>> BEGIN Information supplied

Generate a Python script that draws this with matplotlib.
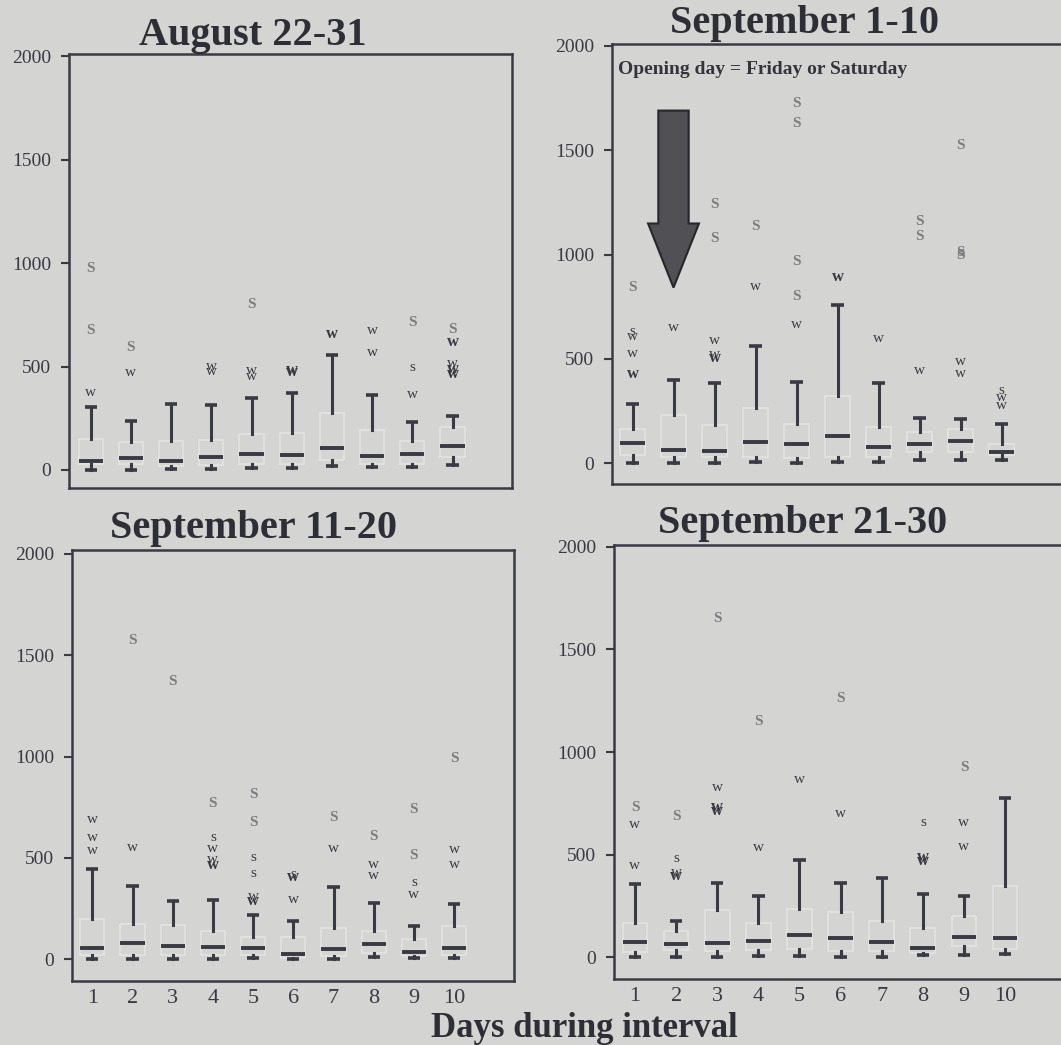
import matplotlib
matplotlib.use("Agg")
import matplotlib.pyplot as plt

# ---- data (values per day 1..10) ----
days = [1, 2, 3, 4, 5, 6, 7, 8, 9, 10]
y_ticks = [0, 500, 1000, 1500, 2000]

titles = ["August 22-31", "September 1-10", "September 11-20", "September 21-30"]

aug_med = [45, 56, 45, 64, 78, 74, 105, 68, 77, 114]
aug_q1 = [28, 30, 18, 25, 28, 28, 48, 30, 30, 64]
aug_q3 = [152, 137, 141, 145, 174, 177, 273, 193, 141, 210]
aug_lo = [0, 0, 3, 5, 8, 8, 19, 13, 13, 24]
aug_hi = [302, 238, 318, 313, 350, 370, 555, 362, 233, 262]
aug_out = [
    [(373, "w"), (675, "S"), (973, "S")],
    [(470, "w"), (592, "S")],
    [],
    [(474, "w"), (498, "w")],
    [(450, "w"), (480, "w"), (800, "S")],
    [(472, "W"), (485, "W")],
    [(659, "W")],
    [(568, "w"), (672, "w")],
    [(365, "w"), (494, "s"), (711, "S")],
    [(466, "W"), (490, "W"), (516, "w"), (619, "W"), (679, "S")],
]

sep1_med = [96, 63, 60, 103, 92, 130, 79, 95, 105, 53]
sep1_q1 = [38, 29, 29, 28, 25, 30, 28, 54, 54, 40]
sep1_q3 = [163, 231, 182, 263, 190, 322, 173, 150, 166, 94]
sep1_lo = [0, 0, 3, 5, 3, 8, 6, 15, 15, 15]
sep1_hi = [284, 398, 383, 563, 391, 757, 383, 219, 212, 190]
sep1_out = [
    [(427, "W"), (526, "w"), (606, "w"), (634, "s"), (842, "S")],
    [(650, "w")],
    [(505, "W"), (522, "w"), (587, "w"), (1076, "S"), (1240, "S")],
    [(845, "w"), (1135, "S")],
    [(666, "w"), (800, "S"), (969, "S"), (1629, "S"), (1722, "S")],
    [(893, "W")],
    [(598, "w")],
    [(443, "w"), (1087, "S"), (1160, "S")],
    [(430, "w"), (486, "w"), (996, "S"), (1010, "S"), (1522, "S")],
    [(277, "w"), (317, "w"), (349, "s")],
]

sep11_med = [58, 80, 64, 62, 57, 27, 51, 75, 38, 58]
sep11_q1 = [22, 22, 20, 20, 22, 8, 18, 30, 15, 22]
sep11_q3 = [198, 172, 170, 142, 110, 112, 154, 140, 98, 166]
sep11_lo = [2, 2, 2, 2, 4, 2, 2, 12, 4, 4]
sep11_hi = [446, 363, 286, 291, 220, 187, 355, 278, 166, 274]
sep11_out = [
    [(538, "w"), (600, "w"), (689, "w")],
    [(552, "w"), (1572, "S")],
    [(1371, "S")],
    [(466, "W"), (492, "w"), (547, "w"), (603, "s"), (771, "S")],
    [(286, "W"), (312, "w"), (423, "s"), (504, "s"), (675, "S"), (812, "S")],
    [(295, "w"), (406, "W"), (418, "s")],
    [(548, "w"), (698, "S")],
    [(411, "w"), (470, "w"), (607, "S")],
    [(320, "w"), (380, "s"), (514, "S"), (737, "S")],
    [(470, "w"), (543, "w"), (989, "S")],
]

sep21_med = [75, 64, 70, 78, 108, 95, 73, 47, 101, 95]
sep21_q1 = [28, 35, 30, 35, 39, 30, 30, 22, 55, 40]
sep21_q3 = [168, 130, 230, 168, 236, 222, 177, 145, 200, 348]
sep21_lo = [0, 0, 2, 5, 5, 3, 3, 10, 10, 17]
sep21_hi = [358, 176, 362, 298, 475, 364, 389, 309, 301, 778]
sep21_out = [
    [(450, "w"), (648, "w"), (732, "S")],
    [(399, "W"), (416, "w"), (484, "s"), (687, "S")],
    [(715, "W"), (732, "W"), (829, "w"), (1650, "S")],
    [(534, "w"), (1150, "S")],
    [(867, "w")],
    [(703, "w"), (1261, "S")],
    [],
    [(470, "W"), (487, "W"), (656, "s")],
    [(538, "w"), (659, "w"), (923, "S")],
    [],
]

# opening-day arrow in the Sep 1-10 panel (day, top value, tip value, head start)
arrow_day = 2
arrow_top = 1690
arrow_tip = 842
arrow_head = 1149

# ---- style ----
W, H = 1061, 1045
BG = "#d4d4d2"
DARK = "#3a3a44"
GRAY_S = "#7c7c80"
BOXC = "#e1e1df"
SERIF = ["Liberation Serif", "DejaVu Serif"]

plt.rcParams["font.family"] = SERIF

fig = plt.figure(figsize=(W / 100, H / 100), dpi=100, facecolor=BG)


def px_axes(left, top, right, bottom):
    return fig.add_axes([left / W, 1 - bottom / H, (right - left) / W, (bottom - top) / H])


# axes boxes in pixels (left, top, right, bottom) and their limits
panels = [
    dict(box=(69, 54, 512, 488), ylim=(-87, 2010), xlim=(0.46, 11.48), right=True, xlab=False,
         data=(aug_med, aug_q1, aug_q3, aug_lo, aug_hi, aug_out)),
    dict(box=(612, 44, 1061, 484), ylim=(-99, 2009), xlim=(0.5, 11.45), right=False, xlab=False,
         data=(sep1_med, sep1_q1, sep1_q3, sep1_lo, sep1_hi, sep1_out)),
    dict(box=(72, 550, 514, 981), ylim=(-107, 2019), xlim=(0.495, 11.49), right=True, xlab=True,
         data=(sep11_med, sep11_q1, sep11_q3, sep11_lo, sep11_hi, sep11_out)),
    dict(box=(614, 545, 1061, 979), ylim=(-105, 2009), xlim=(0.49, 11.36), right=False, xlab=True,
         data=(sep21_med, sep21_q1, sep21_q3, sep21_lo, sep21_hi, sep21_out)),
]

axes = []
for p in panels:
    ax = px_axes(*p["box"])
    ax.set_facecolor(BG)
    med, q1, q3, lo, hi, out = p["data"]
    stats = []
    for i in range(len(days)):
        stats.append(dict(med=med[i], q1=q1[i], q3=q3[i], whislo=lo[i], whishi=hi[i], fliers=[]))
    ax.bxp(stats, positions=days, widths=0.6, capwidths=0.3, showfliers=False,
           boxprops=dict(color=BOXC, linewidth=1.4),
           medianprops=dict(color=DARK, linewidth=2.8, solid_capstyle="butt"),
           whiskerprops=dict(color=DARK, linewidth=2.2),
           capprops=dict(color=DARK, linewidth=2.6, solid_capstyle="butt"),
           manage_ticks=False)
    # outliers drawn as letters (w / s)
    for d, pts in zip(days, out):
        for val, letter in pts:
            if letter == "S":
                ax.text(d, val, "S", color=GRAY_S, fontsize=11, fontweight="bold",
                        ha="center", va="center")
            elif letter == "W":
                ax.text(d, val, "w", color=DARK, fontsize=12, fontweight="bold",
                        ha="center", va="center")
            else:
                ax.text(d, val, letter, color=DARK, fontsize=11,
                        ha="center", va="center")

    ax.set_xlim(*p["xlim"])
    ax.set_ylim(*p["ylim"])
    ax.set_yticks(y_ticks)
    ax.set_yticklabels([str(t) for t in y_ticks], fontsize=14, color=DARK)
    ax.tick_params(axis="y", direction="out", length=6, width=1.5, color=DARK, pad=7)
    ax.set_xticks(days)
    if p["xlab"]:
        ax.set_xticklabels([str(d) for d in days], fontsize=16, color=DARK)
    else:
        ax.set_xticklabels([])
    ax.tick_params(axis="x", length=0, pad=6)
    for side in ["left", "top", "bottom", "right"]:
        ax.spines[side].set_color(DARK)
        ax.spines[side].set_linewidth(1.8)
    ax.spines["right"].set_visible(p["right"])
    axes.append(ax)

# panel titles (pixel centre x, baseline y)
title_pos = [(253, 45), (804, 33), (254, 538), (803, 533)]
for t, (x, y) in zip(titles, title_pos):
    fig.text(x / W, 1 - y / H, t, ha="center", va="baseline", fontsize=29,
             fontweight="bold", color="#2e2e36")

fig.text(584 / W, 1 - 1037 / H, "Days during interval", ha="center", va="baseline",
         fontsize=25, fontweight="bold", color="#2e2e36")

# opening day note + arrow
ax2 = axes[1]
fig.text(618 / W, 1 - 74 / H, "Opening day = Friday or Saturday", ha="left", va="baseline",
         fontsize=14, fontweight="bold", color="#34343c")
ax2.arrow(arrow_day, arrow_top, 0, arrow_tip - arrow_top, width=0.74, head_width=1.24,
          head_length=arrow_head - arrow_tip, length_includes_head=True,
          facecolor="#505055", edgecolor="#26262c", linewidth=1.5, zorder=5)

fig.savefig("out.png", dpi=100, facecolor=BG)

>> END Information supplied

Objective
Every line that holds the word "matplotlib" should be extracted.

Exercise output
Generate a Python script that draws this with matplotlib.
import matplotlib
matplotlib.use("Agg")
import matplotlib.pyplot as plt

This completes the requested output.